Material to process =
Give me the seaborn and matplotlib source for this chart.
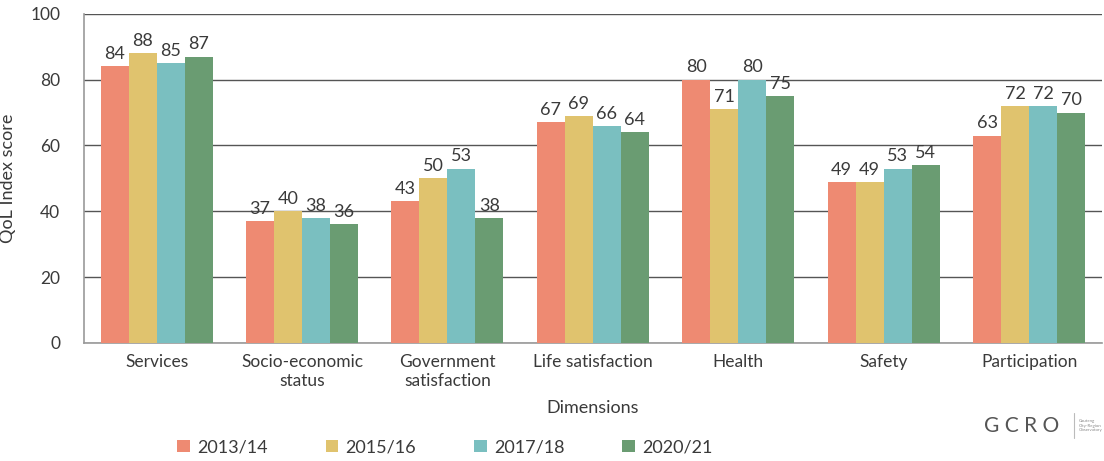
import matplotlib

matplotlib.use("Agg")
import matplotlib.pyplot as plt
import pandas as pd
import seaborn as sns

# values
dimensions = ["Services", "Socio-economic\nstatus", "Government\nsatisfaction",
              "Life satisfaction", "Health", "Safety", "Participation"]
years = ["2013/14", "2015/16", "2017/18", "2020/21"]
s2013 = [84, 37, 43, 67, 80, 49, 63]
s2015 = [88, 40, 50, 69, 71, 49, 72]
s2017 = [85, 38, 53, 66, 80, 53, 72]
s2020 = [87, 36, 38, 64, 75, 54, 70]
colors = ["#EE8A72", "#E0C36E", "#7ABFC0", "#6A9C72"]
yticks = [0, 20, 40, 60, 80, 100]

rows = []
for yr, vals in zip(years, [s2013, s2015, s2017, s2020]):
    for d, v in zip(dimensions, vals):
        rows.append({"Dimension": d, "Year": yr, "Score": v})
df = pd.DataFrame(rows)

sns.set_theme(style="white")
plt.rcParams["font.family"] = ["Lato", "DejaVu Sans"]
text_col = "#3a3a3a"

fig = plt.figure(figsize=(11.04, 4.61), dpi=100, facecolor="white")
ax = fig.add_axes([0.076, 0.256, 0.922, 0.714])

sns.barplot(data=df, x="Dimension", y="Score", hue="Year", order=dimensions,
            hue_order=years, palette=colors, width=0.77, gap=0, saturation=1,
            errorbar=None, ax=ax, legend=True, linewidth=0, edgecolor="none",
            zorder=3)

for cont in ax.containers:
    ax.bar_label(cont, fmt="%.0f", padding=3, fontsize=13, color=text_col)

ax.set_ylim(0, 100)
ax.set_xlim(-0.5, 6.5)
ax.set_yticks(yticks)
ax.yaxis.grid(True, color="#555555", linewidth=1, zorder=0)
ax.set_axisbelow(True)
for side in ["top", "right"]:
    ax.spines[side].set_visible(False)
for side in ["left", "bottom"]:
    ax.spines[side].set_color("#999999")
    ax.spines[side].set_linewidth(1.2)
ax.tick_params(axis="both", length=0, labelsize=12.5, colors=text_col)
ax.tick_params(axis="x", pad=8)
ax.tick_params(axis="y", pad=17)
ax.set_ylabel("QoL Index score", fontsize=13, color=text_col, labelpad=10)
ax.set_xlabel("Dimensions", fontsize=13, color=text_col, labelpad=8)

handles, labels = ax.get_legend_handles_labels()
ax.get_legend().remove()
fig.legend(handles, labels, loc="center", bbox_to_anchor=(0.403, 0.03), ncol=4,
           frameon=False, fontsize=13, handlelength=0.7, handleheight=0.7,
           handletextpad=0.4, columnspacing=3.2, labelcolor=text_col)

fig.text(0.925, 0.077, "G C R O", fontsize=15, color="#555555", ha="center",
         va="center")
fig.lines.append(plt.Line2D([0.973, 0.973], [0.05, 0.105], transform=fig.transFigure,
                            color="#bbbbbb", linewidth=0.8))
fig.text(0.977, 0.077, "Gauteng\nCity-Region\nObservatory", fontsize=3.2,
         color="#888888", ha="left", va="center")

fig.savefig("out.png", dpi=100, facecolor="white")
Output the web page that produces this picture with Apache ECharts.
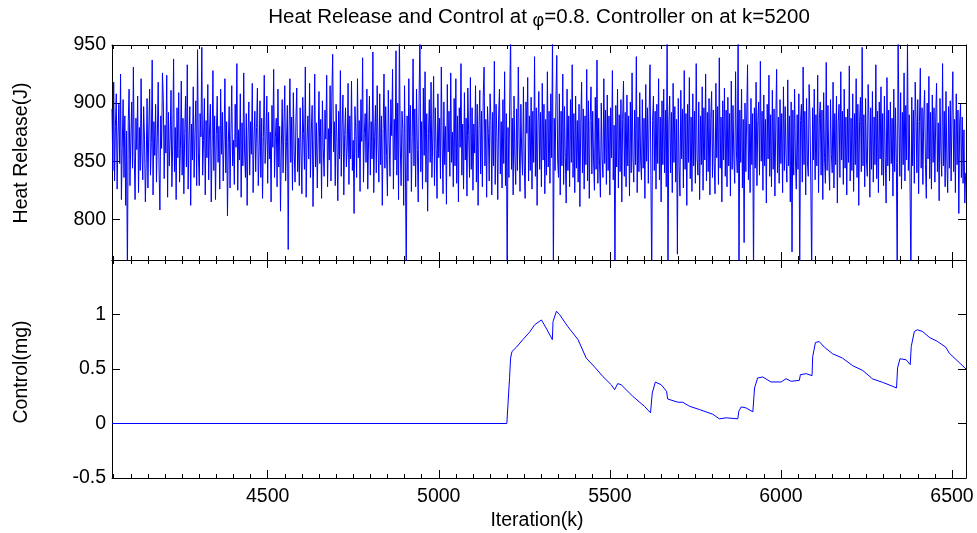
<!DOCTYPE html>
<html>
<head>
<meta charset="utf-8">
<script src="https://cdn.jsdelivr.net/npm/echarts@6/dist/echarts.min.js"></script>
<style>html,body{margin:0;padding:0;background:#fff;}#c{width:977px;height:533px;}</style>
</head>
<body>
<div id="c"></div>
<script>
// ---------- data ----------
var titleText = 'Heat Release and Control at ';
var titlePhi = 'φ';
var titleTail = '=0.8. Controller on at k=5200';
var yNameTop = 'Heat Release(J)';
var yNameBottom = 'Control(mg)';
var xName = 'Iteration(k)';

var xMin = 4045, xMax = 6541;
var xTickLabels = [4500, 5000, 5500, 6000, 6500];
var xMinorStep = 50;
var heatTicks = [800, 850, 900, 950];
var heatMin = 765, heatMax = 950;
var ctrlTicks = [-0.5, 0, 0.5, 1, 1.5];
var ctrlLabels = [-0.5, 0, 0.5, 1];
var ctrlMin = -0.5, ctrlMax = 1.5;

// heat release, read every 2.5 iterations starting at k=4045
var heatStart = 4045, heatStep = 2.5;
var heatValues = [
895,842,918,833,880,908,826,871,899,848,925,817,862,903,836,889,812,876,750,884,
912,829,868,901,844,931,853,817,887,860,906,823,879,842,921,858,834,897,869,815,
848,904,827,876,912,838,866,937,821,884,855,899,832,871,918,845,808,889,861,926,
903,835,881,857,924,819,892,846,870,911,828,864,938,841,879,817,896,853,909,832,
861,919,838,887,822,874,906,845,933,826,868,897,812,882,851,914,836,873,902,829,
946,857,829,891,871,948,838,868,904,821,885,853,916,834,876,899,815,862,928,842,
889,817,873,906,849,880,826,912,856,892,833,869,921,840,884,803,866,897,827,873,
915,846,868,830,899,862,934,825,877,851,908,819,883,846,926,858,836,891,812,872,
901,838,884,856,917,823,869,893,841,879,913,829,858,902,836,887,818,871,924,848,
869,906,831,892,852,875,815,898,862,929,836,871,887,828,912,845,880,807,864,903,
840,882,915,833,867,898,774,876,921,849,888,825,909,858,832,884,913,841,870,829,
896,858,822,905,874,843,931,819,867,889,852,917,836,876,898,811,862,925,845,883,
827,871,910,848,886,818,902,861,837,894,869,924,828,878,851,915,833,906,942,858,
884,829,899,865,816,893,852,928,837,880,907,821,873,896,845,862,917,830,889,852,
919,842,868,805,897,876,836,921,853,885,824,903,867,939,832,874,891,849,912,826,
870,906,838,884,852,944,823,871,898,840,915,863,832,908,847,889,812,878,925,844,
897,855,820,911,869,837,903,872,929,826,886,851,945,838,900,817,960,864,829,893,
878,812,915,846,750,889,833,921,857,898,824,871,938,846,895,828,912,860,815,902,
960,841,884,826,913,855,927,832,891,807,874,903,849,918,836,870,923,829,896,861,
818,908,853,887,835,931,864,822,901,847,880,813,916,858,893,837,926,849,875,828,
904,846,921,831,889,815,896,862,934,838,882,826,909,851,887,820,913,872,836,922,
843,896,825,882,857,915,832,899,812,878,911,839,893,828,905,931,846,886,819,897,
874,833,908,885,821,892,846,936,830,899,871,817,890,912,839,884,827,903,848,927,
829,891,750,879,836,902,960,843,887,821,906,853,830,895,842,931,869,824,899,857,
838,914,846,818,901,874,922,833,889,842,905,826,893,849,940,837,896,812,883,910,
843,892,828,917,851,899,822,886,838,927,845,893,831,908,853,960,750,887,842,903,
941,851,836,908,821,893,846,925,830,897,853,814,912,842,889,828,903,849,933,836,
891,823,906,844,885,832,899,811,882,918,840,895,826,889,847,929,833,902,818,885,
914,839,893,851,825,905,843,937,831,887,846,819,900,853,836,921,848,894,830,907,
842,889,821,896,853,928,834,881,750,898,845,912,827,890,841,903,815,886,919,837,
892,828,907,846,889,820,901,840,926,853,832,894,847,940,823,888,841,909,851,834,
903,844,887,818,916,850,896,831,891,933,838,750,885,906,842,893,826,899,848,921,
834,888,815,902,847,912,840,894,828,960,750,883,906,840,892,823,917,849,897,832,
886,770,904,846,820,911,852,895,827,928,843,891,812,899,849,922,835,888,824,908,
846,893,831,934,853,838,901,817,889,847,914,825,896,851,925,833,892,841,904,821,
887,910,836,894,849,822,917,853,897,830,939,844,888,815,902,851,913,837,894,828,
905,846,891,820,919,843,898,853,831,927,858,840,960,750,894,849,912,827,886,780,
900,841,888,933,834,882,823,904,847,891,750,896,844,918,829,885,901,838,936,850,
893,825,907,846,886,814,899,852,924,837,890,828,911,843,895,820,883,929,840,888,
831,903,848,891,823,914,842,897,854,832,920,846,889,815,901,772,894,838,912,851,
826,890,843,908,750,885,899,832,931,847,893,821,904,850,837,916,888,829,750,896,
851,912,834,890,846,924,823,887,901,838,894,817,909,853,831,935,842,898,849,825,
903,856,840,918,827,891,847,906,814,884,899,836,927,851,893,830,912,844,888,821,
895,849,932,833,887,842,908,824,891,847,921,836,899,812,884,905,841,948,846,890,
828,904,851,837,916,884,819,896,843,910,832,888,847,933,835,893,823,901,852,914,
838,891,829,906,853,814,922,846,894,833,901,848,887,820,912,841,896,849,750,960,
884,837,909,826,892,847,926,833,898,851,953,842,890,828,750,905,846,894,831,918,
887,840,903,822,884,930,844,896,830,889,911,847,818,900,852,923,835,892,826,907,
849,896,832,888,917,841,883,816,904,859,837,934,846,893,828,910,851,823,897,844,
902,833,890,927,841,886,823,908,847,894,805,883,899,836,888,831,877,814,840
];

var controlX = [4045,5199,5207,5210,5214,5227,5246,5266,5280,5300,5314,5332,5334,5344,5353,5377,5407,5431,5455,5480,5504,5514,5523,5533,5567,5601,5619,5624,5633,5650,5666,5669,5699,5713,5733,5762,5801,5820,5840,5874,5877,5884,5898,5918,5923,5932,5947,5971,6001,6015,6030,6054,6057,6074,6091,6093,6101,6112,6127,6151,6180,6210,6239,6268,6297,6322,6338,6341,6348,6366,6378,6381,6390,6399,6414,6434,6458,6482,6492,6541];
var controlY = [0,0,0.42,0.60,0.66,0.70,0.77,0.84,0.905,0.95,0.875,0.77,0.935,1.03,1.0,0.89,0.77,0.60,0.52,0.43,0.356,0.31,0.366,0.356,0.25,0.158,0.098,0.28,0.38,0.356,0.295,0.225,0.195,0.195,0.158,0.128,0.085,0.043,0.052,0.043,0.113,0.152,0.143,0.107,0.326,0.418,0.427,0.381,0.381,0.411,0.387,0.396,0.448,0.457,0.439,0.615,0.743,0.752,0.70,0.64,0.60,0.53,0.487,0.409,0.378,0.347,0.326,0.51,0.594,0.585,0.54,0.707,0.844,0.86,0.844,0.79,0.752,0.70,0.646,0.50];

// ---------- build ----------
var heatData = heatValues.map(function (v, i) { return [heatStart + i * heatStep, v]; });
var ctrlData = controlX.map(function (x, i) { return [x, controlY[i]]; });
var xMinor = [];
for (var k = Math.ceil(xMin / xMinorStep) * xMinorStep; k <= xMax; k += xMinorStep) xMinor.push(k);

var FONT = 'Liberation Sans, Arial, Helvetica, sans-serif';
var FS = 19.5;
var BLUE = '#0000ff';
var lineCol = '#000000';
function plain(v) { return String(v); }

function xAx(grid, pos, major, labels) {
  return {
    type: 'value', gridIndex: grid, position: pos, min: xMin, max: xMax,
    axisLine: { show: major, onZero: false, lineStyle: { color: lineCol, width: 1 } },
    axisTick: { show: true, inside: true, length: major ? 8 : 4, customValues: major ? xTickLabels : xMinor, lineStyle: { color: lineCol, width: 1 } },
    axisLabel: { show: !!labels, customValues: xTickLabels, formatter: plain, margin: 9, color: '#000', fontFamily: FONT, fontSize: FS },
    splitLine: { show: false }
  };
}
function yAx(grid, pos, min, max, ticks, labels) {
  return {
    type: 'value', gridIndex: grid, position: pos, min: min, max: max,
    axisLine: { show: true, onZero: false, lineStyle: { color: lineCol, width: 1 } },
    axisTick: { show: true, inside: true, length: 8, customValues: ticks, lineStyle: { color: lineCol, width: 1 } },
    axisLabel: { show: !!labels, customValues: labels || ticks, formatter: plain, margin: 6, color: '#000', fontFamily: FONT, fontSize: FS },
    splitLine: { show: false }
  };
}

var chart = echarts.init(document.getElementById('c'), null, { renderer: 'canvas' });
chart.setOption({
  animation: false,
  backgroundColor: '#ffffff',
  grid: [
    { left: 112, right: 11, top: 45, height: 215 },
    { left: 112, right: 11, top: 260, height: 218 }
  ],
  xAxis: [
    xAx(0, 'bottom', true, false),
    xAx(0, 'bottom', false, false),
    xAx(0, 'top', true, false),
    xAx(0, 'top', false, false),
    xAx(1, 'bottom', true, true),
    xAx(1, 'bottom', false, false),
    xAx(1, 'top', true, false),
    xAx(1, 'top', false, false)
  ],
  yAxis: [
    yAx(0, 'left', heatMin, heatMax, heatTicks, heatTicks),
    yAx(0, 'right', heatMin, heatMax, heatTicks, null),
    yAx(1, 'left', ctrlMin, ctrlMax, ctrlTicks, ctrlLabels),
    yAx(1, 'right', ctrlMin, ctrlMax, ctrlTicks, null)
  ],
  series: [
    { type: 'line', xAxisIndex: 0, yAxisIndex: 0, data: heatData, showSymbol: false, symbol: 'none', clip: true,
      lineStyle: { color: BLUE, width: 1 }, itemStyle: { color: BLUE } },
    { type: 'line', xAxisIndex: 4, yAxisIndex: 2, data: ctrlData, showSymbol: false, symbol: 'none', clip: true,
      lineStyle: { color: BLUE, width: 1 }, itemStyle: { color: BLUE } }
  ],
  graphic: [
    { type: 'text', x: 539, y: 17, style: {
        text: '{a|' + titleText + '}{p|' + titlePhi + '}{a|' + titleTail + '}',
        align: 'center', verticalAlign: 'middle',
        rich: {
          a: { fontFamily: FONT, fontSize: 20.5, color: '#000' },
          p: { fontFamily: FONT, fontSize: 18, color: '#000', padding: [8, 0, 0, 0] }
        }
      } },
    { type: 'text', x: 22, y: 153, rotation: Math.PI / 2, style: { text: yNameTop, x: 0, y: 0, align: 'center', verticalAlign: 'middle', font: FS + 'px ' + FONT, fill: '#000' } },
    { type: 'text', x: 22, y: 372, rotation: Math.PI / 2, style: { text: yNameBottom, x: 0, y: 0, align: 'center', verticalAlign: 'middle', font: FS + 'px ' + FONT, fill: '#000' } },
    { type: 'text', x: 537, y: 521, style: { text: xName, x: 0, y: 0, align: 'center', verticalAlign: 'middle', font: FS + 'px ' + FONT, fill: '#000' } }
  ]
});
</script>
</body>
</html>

Objective =
Restate the data word for word from its first line through the line with "yticks = [0, 20, 40, 60, 80, 100]", leaving out any picture along the way.

Written reply =
Give me the seaborn and matplotlib source for this chart.
import matplotlib

matplotlib.use("Agg")
import matplotlib.pyplot as plt
import pandas as pd
import seaborn as sns

# values
dimensions = ["Services", "Socio-economic\nstatus", "Government\nsatisfaction",
              "Life satisfaction", "Health", "Safety", "Participation"]
years = ["2013/14", "2015/16", "2017/18", "2020/21"]
s2013 = [84, 37, 43, 67, 80, 49, 63]
s2015 = [88, 40, 50, 69, 71, 49, 72]
s2017 = [85, 38, 53, 66, 80, 53, 72]
s2020 = [87, 36, 38, 64, 75, 54, 70]
colors = ["#EE8A72", "#E0C36E", "#7ABFC0", "#6A9C72"]
yticks = [0, 20, 40, 60, 80, 100]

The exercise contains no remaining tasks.